I haven’t done a lot of running since the GNR, in fact I haven’t done any, beyond the occassional jog in the direction of a bus stop. Illness, DOMS, work and idleness have kept me away from running this autumn but yesterday was the Cabbage Patch 10 so I had to get out and see if I could remember the action.
The Cabbage Patch 10 is an event that I have been looking forward to for almost a year after hearing the race t-shirt was a sight to behold, it’s held fairly locally (Twickenham – Kingston – Richmond) and organised by the Stragglers running club.
After examining my splits for the GNR I decided to approach this 10-miler with a strict pacing strategy. I was aiming for a 2 hour finishing time, which was realistic yet stretching and therefore needed to keep at a 7:27 min/km pace. Again perfectly reasonable but I have to admit to doing my most of my long slow training runs at a slightly slower pace.
The start of the race was a little cramped, 1500 runners assembled into a small pedestrianised zone prior to being released onto the high street. I ended up caught somewhere in the middle as I assembled with OGB. Clearly the wrong spot for me, I need to be at the back, tucked nicely out of the way.
I ended up setting off well above my desired pace as I was trying not to make too much of an obstacle of myself. I dropped back down to 7:27 after the first km but maybe that early start affected my longevity. I don’t know what happened at the 6 km mark either, I think I had a few people underfoot and it seemed easier to just pass them. After that move I faded fast and although I kept pushing to increase my speed there just didn’t seem to be anything left in my legs.
I finished in 2:03 something (watch time) and 2:04:39 (officially), somewhat under target but not too surprising.
The marshalls were excellent – loads of them and all very cheery and vocal – much appreciated!

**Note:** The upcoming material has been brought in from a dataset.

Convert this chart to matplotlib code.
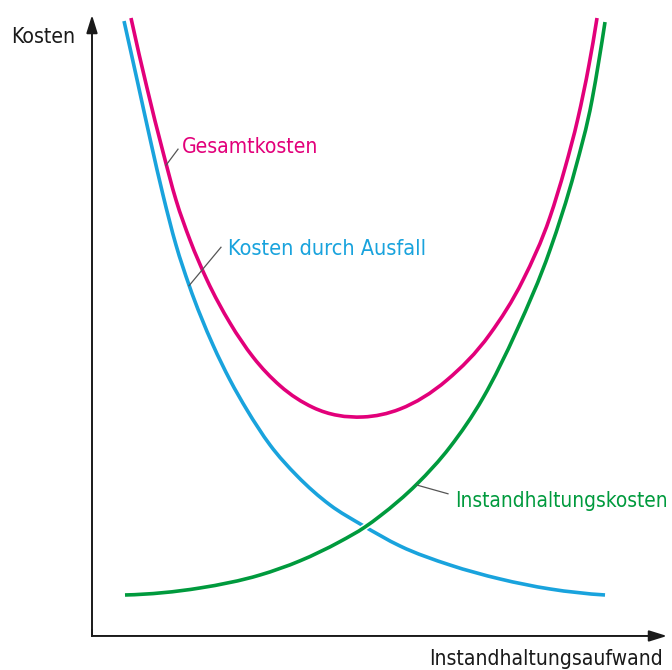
import numpy as np
import matplotlib
matplotlib.use("Agg")
import matplotlib.pyplot as plt
from matplotlib.path import Path
from matplotlib.patches import PathPatch, FancyArrowPatch
from matplotlib import font_manager as fm
import matplotlib.patheffects as pe

# ---- data (arbitrary units 0..100) ----
ausfall_x = [5.57, 8.00, 10.26, 12.35, 14.61, 16.87, 21.04, 24.00, 26.96, 30.96, 35.65, 41.39,
             46.96, 53.57, 62.26, 70.96, 79.65, 89.22]
ausfall_y = [99.03, 88.89, 79.39, 71.01, 62.96, 56.52, 46.86, 41.22, 36.39, 30.76, 25.80, 21.10,
             17.87, 14.49, 11.43, 9.18, 7.57, 6.60]

gesamt_x = [6.78, 9.57, 12.35, 14.61, 17.04, 20.00, 24.00, 28.00, 32.70, 38.43, 47.13, 53.57,
            61.74, 69.22, 74.96, 79.65, 82.26, 84.52, 86.43, 87.83]
gesamt_y = [99.52, 88.24, 77.94, 70.21, 63.77, 57.33, 50.40, 44.93, 40.30, 36.80, 35.27, 36.55,
            41.22, 48.63, 57.33, 67.47, 75.36, 83.41, 91.95, 99.52]

instand_x = [5.74, 18.78, 29.22, 36.17, 43.13, 47.48, 50.09, 56.52, 62.26, 68.00, 73.91, 79.65,
             84.00, 86.96, 88.17, 89.22]
instand_y = [6.60, 7.73, 9.82, 12.10, 15.20, 17.55, 19.32, 24.48, 30.43, 38.33, 49.28, 62.16,
             75.04, 86.31, 92.75, 98.87]

labels = ["Gesamtkosten", "Kosten durch Ausfall", "Instandhaltungskosten"]
x_label = "Instandhaltungsaufwand"
y_label = "Kosten"

BLUE = "#19a3dd"
PINK = "#e2007a"
GREEN = "#009a3d"
DARK = "#1a1a1a"


def pick_font():
    prefs = ["LiberationSansNarrow-Regular", "LiberationSansNarrow",
             "DejaVuSansCondensed.ttf", "Condensed", "Narrow"]
    files = fm.findSystemFonts() + [f.fname for f in fm.fontManager.ttflist]
    for key in prefs:
        for f in files:
            name = f.split("/")[-1]
            if key in name and "Bold" not in name and "Oblique" not in name and "Italic" not in name:
                return fm.FontProperties(fname=f)
    return fm.FontProperties(family="DejaVu Sans")


FP = pick_font()


def smooth_path(xs, ys):
    """Smooth cubic (3-point derivative Hermite) through the points, as a Bezier path."""
    x = np.asarray(xs, float)
    y = np.asarray(ys, float)
    h = np.diff(x)
    d = np.diff(y) / h
    n = len(x)
    m = np.zeros(n)
    for k in range(1, n - 1):
        m[k] = (h[k] * d[k - 1] + h[k - 1] * d[k]) / (h[k - 1] + h[k])
    m[0] = ((2 * h[0] + h[1]) * d[0] - h[0] * d[1]) / (h[0] + h[1])
    m[-1] = ((2 * h[-1] + h[-2]) * d[-1] - h[-1] * d[-2]) / (h[-1] + h[-2])
    verts = [(x[0], y[0])]
    codes = [Path.MOVETO]
    for i in range(n - 1):
        verts += [(x[i] + h[i] / 3, y[i] + m[i] * h[i] / 3),
                  (x[i + 1] - h[i] / 3, y[i + 1] - m[i + 1] * h[i] / 3),
                  (x[i + 1], y[i + 1])]
        codes += [Path.CURVE4] * 3
    return Path(verts, codes)


fig = plt.figure(figsize=(6.72, 6.70), dpi=100)
ax = fig.add_axes([0, 0, 1, 1])
ax.set_xlim(-16.0, 100.87)
ax.set_ylim(-5.48, 102.42)
ax.axis("off")

# axes with arrows
arrow_kw = dict(arrowstyle="-|>,head_length=0.9,head_width=0.28", mutation_scale=12,
                lw=1.4, color=DARK, shrinkA=0, shrinkB=0)
ax.add_patch(FancyArrowPatch((0, 0), (0, 100), **arrow_kw))
ax.add_patch(FancyArrowPatch((0, 0), (100, 0), **arrow_kw))
ax.plot([0, 0], [0, 1], color=DARK, lw=1.4, solid_capstyle="projecting")

lw = 2.6
ax.add_patch(PathPatch(smooth_path(ausfall_x, ausfall_y), fill=False, ec=BLUE, lw=lw, capstyle="butt"))
ax.add_patch(PathPatch(smooth_path(gesamt_x, gesamt_y), fill=False, ec=PINK, lw=lw, capstyle="butt"))
ax.add_patch(PathPatch(smooth_path(instand_x, instand_y), fill=False, ec=GREEN, lw=lw, capstyle="butt",
                       path_effects=[pe.Stroke(linewidth=lw + 2.2, foreground="white"), pe.Normal()]))

# leader lines
lead = dict(color="#555555", lw=0.9)
ax.plot([12.87, 14.96], [75.8, 78.4], **lead)
ax.plot([16.87, 22.43], [56.4, 62.6], **lead)
ax.plot([56.52, 61.91], [24.3, 22.9], **lead)

# texts, sized so their widths match the reference
renderer = fig.canvas.get_renderer()


def fit_text(x, y, s, color, width_px, ha="left", base=18):
    t = ax.text(x, y, s, color=color, fontproperties=FP, fontsize=base, ha=ha, va="baseline")
    w = t.get_window_extent(renderer).width
    size = base * width_px / w
    t.set_fontsize(min(size, 19))
    return t


fit_text(15.65, 77.8, labels[0], PINK, 136)
fit_text(23.65, 61.35, labels[1], BLUE, 198)
fit_text(63.13, 20.77, labels[2], GREEN, 212)
fit_text(-14.09, 95.5, y_label, DARK, 64)
fit_text(99.3, -4.67, x_label, DARK, 232, ha="right")

fig.savefig("out.png", dpi=100, facecolor="white")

I will eventually issue a snap of the coveted race t-shirt but at the moment I’m sulking too much, and anyway its on its second trip around my washing machine, where I hope it will stretch. By the time I finished they had run out of large (and medium) sized t-shirts, which meant I had to make do with small. Now I understand that I if I’m going to make a habit of being almost the last over the line then I can’t complain if I don’t have much choice but at the same time, if I speed up a great deal it seems likely that I will have shed enough lard in the process to negate the need for choice anyway. Hey ho.
Now I’ve got a little repertoire of race distances under my belt, I’ve drawn up a chart comparing my actual race times with race predictions based on my 5 km pb, utilising the Purdy formula. The calculator for this is found on the brilliant runningfofitness website under predict race from race.
Not surprisingly it shows that I am underperforming as I increase my distance, an indication that I’m not fit enough for the higher distances. I’m interested in this as I read about it in a booklet on Hadd training, who advocates running at low heart rates as a means to increase aerobic efficiency. I’m going to give this a go in December, by then I will have switched work and will be able to run on an almost daily basis again – I can’t wait. Next year is going to be a good one for running.